- Written instruction -
Select from the data all lines with the word "Output".

- Working data -
******
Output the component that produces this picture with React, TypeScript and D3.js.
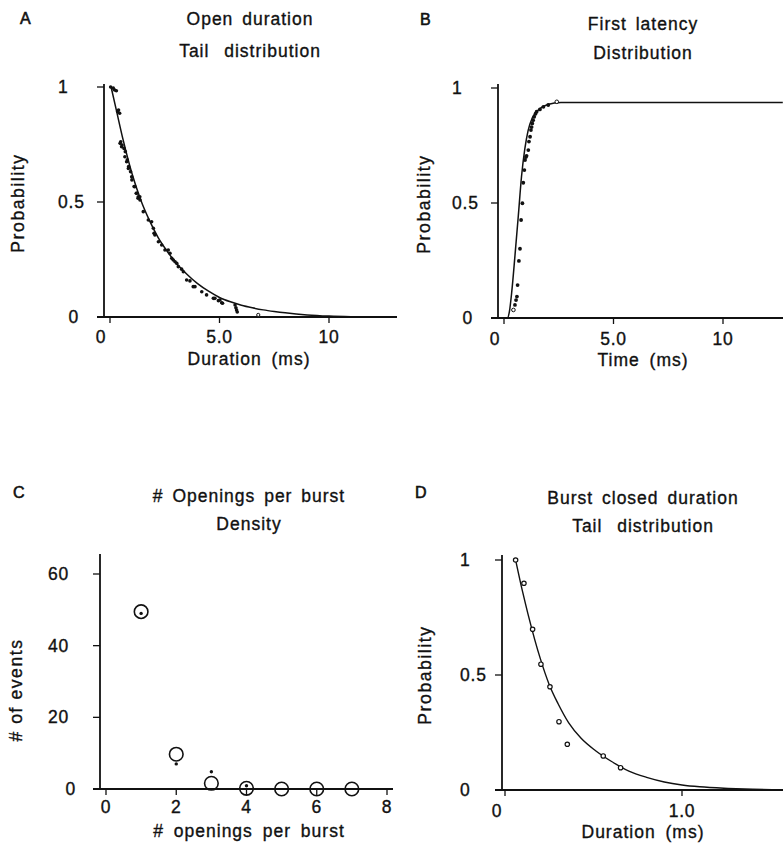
******
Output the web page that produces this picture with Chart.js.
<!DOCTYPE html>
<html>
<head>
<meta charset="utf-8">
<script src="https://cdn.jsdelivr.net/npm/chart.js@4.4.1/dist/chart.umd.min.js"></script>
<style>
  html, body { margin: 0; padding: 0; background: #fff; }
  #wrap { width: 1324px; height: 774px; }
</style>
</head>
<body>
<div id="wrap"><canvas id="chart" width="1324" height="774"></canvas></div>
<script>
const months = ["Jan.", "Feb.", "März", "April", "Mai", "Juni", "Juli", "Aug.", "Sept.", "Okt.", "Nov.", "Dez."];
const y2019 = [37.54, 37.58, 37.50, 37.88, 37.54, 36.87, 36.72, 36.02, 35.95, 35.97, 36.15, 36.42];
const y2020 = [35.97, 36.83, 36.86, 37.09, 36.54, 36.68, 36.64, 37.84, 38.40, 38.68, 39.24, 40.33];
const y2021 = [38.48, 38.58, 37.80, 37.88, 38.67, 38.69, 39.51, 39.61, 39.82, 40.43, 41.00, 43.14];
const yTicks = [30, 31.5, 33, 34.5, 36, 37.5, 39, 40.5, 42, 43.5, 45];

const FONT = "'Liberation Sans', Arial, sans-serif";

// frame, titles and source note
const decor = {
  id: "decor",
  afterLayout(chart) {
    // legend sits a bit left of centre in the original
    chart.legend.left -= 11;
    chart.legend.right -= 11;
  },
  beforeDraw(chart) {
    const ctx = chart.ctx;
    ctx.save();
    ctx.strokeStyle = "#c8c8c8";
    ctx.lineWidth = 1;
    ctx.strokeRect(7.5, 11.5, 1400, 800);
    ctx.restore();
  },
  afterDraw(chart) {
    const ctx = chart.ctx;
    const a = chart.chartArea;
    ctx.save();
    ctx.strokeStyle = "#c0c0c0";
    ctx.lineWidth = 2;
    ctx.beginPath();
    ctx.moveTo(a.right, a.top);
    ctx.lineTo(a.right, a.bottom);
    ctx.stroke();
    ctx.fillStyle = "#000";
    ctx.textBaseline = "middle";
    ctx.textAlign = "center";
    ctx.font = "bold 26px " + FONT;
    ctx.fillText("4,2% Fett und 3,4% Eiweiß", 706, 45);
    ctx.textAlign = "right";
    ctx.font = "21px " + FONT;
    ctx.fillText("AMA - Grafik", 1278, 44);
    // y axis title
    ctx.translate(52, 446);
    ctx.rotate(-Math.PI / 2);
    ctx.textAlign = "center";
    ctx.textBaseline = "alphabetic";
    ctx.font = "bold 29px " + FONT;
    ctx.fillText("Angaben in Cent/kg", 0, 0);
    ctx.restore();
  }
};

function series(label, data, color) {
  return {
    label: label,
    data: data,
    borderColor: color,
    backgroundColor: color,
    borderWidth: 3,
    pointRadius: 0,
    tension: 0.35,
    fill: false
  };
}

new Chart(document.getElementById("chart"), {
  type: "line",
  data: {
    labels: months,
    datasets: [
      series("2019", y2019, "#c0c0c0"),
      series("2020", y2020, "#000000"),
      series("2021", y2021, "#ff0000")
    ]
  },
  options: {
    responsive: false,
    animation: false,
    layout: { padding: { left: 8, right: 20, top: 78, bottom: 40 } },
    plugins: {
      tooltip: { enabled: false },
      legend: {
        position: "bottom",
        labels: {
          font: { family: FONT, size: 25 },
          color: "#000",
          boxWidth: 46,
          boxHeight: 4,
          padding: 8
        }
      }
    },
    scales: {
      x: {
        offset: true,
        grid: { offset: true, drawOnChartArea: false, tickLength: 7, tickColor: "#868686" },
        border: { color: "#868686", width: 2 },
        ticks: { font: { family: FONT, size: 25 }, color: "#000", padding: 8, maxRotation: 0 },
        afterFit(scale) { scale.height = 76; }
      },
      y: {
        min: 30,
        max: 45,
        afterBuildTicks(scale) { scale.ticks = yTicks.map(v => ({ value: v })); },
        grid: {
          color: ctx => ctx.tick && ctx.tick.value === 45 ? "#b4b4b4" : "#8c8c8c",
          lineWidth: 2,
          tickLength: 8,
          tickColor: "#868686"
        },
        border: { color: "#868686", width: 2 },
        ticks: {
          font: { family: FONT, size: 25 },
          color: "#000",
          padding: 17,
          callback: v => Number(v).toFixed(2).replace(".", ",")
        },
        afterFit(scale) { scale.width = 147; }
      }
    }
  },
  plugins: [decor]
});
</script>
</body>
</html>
******
- Written response -
Output the component that produces this picture with React, TypeScript and D3.js.
Output the web page that produces this picture with Chart.js.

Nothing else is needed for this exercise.